I thank the Minister’s colleague in the Lords, Baroness Taylor, who made the picturesque journey all the way to Cromer to meet local leaders in North Norfolk, and who also made time to meet me and hear my concerns. Frustratingly, her considered approach does not seem to be reflected across Government. On much of the devolution agenda, the left hand does not seem to know what the right hand is doing. The Government are giving councils new statutory responsibilities and costs, which must be delivered ahead of LGR, but without providing any certainty about how to ensure that capital investment and budgetary decisions will be well suited to the set-up in a couple of years’ time.
There are valid reasons for, and drawbacks to, having referendums around the programme of local government reorganisation. I can understand sympathetic arguments from both sides.

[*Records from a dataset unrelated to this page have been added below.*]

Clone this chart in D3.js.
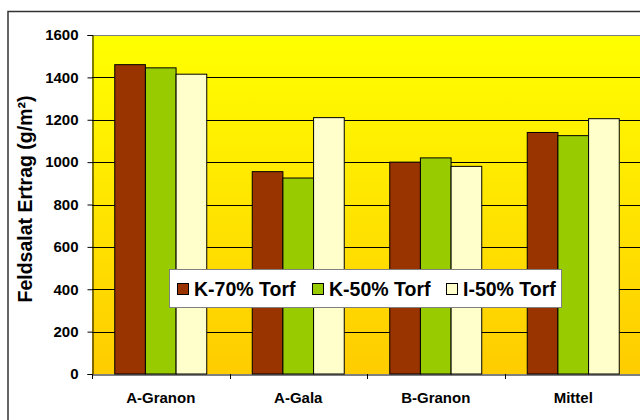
<!DOCTYPE html>
<html>
<head>
<meta charset="utf-8">
<script src="https://cdn.jsdelivr.net/npm/d3@7"></script>
<style>
  body { margin: 0; background: #fff; }
  svg { display: block; font-family: Arial, "Liberation Sans", sans-serif; }
</style>
</head>
<body>
<div id="chart"></div>
<script>
const categories = ["A-Granon", "A-Gala", "B-Granon", "Mittel"];
const seriesNames = ["K-70% Torf", "K-50% Torf", "I-50% Torf"];
const k70 = [1460, 955, 1000, 1140];
const k50 = [1445, 925, 1020, 1125];
const i50 = [1415, 1210, 980, 1205];
const yTicks = [0, 200, 400, 600, 800, 1000, 1200, 1400, 1600];

const seriesValues = [k70, k50, i50];
const seriesColors = ["#993300", "#99cc00", "#ffffcc"];

const w = 640;
const h = 420;
const plot = { left: 92, right: 642, top: 35, bottom: 374 };

const svg = d3
  .select("#chart")
  .append("svg")
  .attr("width", w)
  .attr("height", h);

const defs = svg.append("defs");
const grad = defs
  .append("linearGradient")
  .attr("id", "bg")
  .attr("x1", 0)
  .attr("y1", 0)
  .attr("x2", 0)
  .attr("y2", 1);
grad.append("stop").attr("offset", "0%").attr("stop-color", "#ffff00");
grad.append("stop").attr("offset", "100%").attr("stop-color", "#ffcc00");

// outer chart frame, runs off the right and bottom edge
svg
  .append("rect")
  .attr("x", 8)
  .attr("y", 11.5)
  .attr("width", 700)
  .attr("height", 500)
  .attr("fill", "#fff")
  .attr("stroke", "#333")
  .attr("stroke-width", 1.5);

const x0 = d3
  .scaleBand()
  .domain(categories)
  .range([plot.left, plot.right])
  .padding(0);

const x1 = d3
  .scaleBand()
  .domain(seriesNames)
  .range([0, x0.bandwidth()])
  .paddingInner(0)
  .paddingOuter(0.742);

const y = d3.scaleLinear().domain([0, 1600]).range([plot.bottom, plot.top]);

svg
  .append("rect")
  .attr("x", plot.left)
  .attr("y", plot.top)
  .attr("width", plot.right - plot.left)
  .attr("height", plot.bottom - plot.top)
  .attr("fill", "url(#bg)");

svg
  .append("g")
  .selectAll("line")
  .data(yTicks.filter((t) => t > 0 && t < 1600))
  .enter()
  .append("line")
  .attr("x1", plot.left)
  .attr("x2", plot.right)
  .attr("y1", (d) => Math.round(y(d)) + 0.5)
  .attr("y2", (d) => Math.round(y(d)) + 0.5)
  .attr("stroke", "#000")
  .attr("stroke-width", 1);

svg
  .append("line")
  .attr("x1", plot.left)
  .attr("x2", plot.right)
  .attr("y1", plot.top + 0.5)
  .attr("y2", plot.top + 0.5)
  .attr("stroke", "#808080")
  .attr("stroke-width", 1);

const rows = [];
categories.forEach((c, i) => {
  seriesNames.forEach((s, j) => {
    rows.push({ category: c, series: s, value: seriesValues[j][i], color: seriesColors[j] });
  });
});

svg
  .append("g")
  .selectAll("rect")
  .data(rows)
  .enter()
  .append("rect")
  .attr("x", (d) => x0(d.category) + x1(d.series))
  .attr("y", (d) => y(d.value))
  .attr("width", x1.bandwidth())
  .attr("height", (d) => plot.bottom - y(d.value))
  .attr("fill", (d) => d.color)
  .attr("stroke", "#000")
  .attr("stroke-width", 1);

const yAxis = svg
  .append("g")
  .attr("transform", `translate(${plot.left + 0.5},0)`)
  .call(d3.axisLeft(y).tickValues(yTicks).tickSize(5).tickPadding(9).tickFormat(d3.format("d")));

yAxis.select(".domain").attr("stroke", "#000");
yAxis.selectAll(".tick line").attr("stroke", "#000");
yAxis
  .selectAll(".tick text")
  .style("font-size", "15px")
  .style("font-weight", "bold")
  .attr("fill", "#000");

const xAxis = svg
  .append("g")
  .attr("transform", `translate(0,${plot.bottom + 0.5})`)
  .call(d3.axisBottom(x0).tickSize(0).tickPadding(18));

xAxis.select(".domain").attr("stroke", "#000");
xAxis
  .selectAll(".tick text")
  .style("font-size", "15px")
  .style("font-weight", "bold")
  .attr("fill", "#000");

svg
  .append("g")
  .selectAll("line")
  .data(categories)
  .enter()
  .append("line")
  .attr("x1", (d) => Math.round(x0(d)) + 0.5)
  .attr("x2", (d) => Math.round(x0(d)) + 0.5)
  .attr("y1", plot.bottom)
  .attr("y2", plot.bottom + 5)
  .attr("stroke", "#000");

svg
  .append("text")
  .attr("transform", `translate(32,199) rotate(-90)`)
  .attr("text-anchor", "middle")
  .style("font-size", "19.5px")
  .style("font-weight", "bold")
  .attr("fill", "#000")
  .text("Feldsalat Ertrag (g/m²)");

const legend = svg.append("g");

legend
  .append("rect")
  .attr("x", 169.5)
  .attr("y", 269.5)
  .attr("width", 392)
  .attr("height", 38)
  .attr("fill", "#fff")
  .attr("stroke", "#808080")
  .attr("stroke-width", 1);

const legendX = [177, 312, 446];

const item = legend
  .selectAll(".legend-item")
  .data(seriesNames)
  .enter()
  .append("g")
  .attr("class", "legend-item")
  .attr("transform", (d, i) => `translate(${legendX[i]},283)`);

item
  .append("rect")
  .attr("x", 0.5)
  .attr("y", 0.5)
  .attr("width", 11)
  .attr("height", 11)
  .attr("fill", (d, i) => seriesColors[i])
  .attr("stroke", "#000");

item
  .append("text")
  .attr("x", 17)
  .attr("y", 13)
  .style("font-size", "19.5px")
  .style("font-weight", "bold")
  .attr("fill", "#000")
  .text((d) => d);
</script>
</body>
</html>
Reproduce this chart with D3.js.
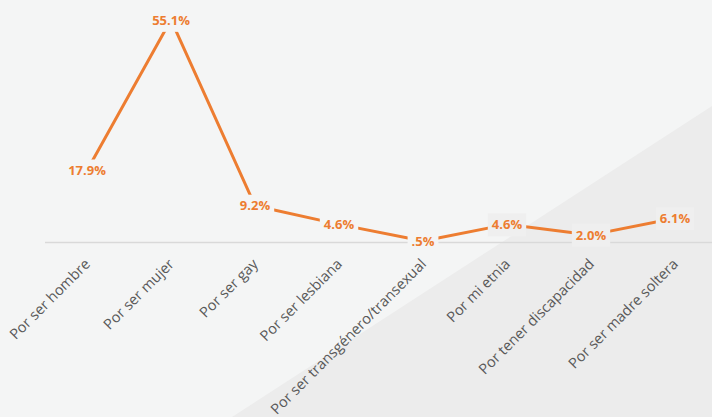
<!DOCTYPE html>
<html lang="es">
<head>
<meta charset="UTF-8">
<title>Chart</title>
<style>
  html, body { margin: 0; padding: 0; background: #f4f5f5; }
  svg { display: block; }
</style>
</head>
<body>
<script src="https://cdnjs.cloudflare.com/ajax/libs/d3/7.8.5/d3.min.js"></script>
<script>
    const categories = ["Por ser hombre", "Por ser mujer", "Por ser gay", "Por ser lesbiana",
        "Por ser transgénero/transexual", "Por mi etnia", "Por tener discapacidad", "Por ser madre soltera"]
    const values = [17.9, 55.1, 9.2, 4.6, 0.5, 4.6, 2.0, 6.1]
    const valueLabels = ["17.9%", "55.1%", "9.2%", "4.6%", ".5%", "4.6%", "2.0%", "6.1%"]

    const width = 712
    const height = 417

    let svg = d3.select("body").append("svg")
        .attr("width", width)
        .attr("height", height)

    // background + diagonal shade
    svg.append("rect").attr("width", width).attr("height", height).attr("fill", "#f4f5f5")
    svg.append("path")
        .attr("d", "M712,106 L712,417 L232,417 Z")
        .attr("fill", "#ececec")

    let x = d3.scaleBand().domain(categories).range([45, 717])
    let y = d3.scaleLinear().domain([0, 60]).range([243, 0])

    // baseline
    svg.append("line")
        .attr("x1", 45).attr("x2", width)
        .attr("y1", y(0) - 0.5).attr("y2", y(0) - 0.5)
        .attr("stroke", "#d9d9d9").attr("stroke-width", 1.5)

    // category labels
    svg.selectAll(".cat").data(categories).enter().append("text")
        .attr("class", "cat")
        .attr("transform", d => `translate(${x(d) + x.bandwidth() / 2 + 4},${265}) rotate(-45)`)
        .attr("text-anchor", "end")
        .attr("font-family", "'Open Sans', sans-serif")
        .attr("font-size", 14.6)
        .attr("fill", "#595959")
        .text(d => d)

    let line = d3.line()
        .x((d, i) => x(categories[i]) + x.bandwidth() / 2)
        .y(d => y(d))

    svg.append("path")
        .datum(values)
        .attr("d", line)
        .attr("fill", "none")
        .attr("stroke", "#ed7d31")
        .attr("stroke-width", 3)
        .attr("stroke-linejoin", "round")

    let lab = svg.selectAll(".lab").data(values).enter().append("g")
        .attr("class", "lab")
        .attr("transform", (d, i) => `translate(${x(categories[i]) + x.bandwidth() / 2},${y(d)})`)

    lab.append("rect")
        .attr("x", (d, i) => -(valueLabels[i].length * 7.6) / 2 - 4)
        .attr("y", -11)
        .attr("width", (d, i) => valueLabels[i].length * 7.6 + 8)
        .attr("height", 23)
        .attr("fill", (d, i) => i >= 5 ? "#efefef" : "#f4f5f5")

    lab.append("text")
        .attr("text-anchor", "middle")
        .attr("dy", "0.36em")
        .attr("font-family", "'Open Sans', sans-serif")
        .attr("font-weight", "bold")
        .attr("font-size", 13)
        .attr("fill", "#ed7d31")
        .text((d, i) => valueLabels[i])
</script>
</body>
</html>
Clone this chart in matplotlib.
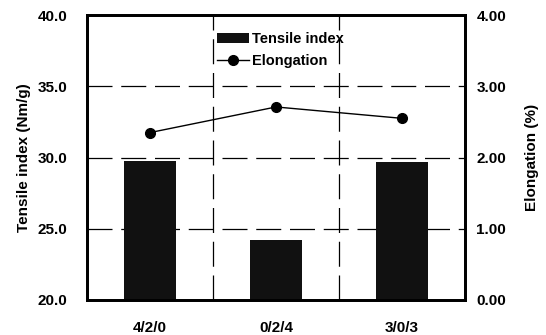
import numpy as np
import matplotlib.pyplot as plt

plt.rcParams['font.family'] = ['Liberation Sans', 'DejaVu Sans']
plt.rcParams['font.weight'] = 'bold'

categories = ['4/2/0', '0/2/4', '3/0/3']
tensile_index = [29.75, 24.2, 29.7]
elongation = [2.35, 2.71, 2.55]

x = np.arange(len(categories)) + 0.5

fig = plt.figure(figsize=(5.46, 3.35), dpi=100)
ax = fig.add_axes([0.159, 0.1045, 0.693, 0.8505])

grid_style = dict(color='black', linewidth=0.9, dashes=(20, 7), zorder=1)
for yv in [25, 30, 35]:
    ax.axhline(yv, **grid_style)
for xv in [1, 2]:
    ax.axvline(xv, **grid_style)

bars = ax.bar(x, tensile_index, width=0.41, color='#111111', zorder=2,
              label='Tensile index')
ax.set_xlim(0, 3)
ax.set_ylim(20, 40)
ax.set_yticks([20, 25, 30, 35, 40])
ax.set_yticklabels([f'{v:.1f}' for v in [20, 25, 30, 35, 40]])
ax.set_xticks(x)
ax.set_xticklabels(categories)
ax.set_ylabel('Tensile index (Nm/g)', fontsize=11, fontweight='bold', labelpad=5)
ax.tick_params(axis='y', length=0, labelsize=11, pad=14)
ax.tick_params(axis='x', length=0, labelsize=11, pad=15)

ax2 = ax.twinx()
line, = ax2.plot(x, elongation, color='black', linewidth=1, marker='o',
                 markersize=7, label='Elongation', zorder=3)
ax2.set_ylim(0, 4)
ax2.set_yticks([0, 1, 2, 3, 4])
ax2.set_yticklabels([f'{v:.2f}' for v in [0, 1, 2, 3, 4]])
ax2.set_ylabel('Elongation (%)', fontsize=11, fontweight='bold', labelpad=14)
ax2.tick_params(axis='y', length=0, labelsize=11, pad=8)

for a in (ax, ax2):
    for s in a.spines.values():
        s.set_linewidth(2)

leg = ax2.legend([bars, line], ['Tensile index', 'Elongation'],
                 loc='upper left', bbox_to_anchor=(0.325, 0.965), frameon=False,
                 fontsize=10.5, handlelength=2.2, handletextpad=0.2,
                 labelspacing=0.55, borderpad=0)
for t in leg.get_texts():
    t.set_fontweight('bold')

fig.savefig('out.png', dpi=100)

However, I fully understand why, given the track record of Norfolk Conservatives, my constituents are very worried about the blank cheque that the Government handed to them to work on LGR and devolution. Our devolution was delayed for years under the last Government, while the Tories in Norfolk fought among themselves as to who would be coronated as the elected leader. Our devolution was then pulled entirely, before being redrawn by the Labour Government.
When we look at how the Conservatives have run Norfolk since 2017, is it any wonder that my constituents might find the prospect of a referendum on their work appealing? The Conservatives rode roughshod over the views of local residents, threatened to evict people with bailiffs, and acted like playground bullies because people in Sheringham dared to oppose their plans to bulldoze the bus shelter. They are denying children in Holt a long-promised primary school, despite being given the money by the Government and the site being there to build on, and they have allowed our transport system to crumble, spending millions on shiny new buses in Norwich rather than embarking on a much-needed rural transport overhaul.
The Conservatives in Norfolk are also allowing the loss of vital convalescence care beds in Cromer and Cossey, which is worsening our healthcare crisis. They have driven our council to the brink of bankruptcy and are now having to go cap in hand to the Government to get bailed out after blowing £50 million on the white elephant that is the Norwich western link road, without an inch of road to show for it.
Now, to the shock of nobody, the Conservatives in Norfolk want to chicken out of elections for a second year running. They do not even have the guts to admit it: the letter from their administration to the Government was so unclear that they were asked to write it again and explain what they meant. Their assessment of whether our election should be cancelled read like a letter from Vicky Pollard: “Yeah, but no, but—”.
I made the point to a previous Secretary of State that the Conservative administration in Norfolk is totally unfit to preside over Norfolk’s future, and I remain steadfast in that opinion. Failing Conservative administrations have been propped up by the Government and allowed to do this across the country—[Interruption.] Sorry, Ms McVey.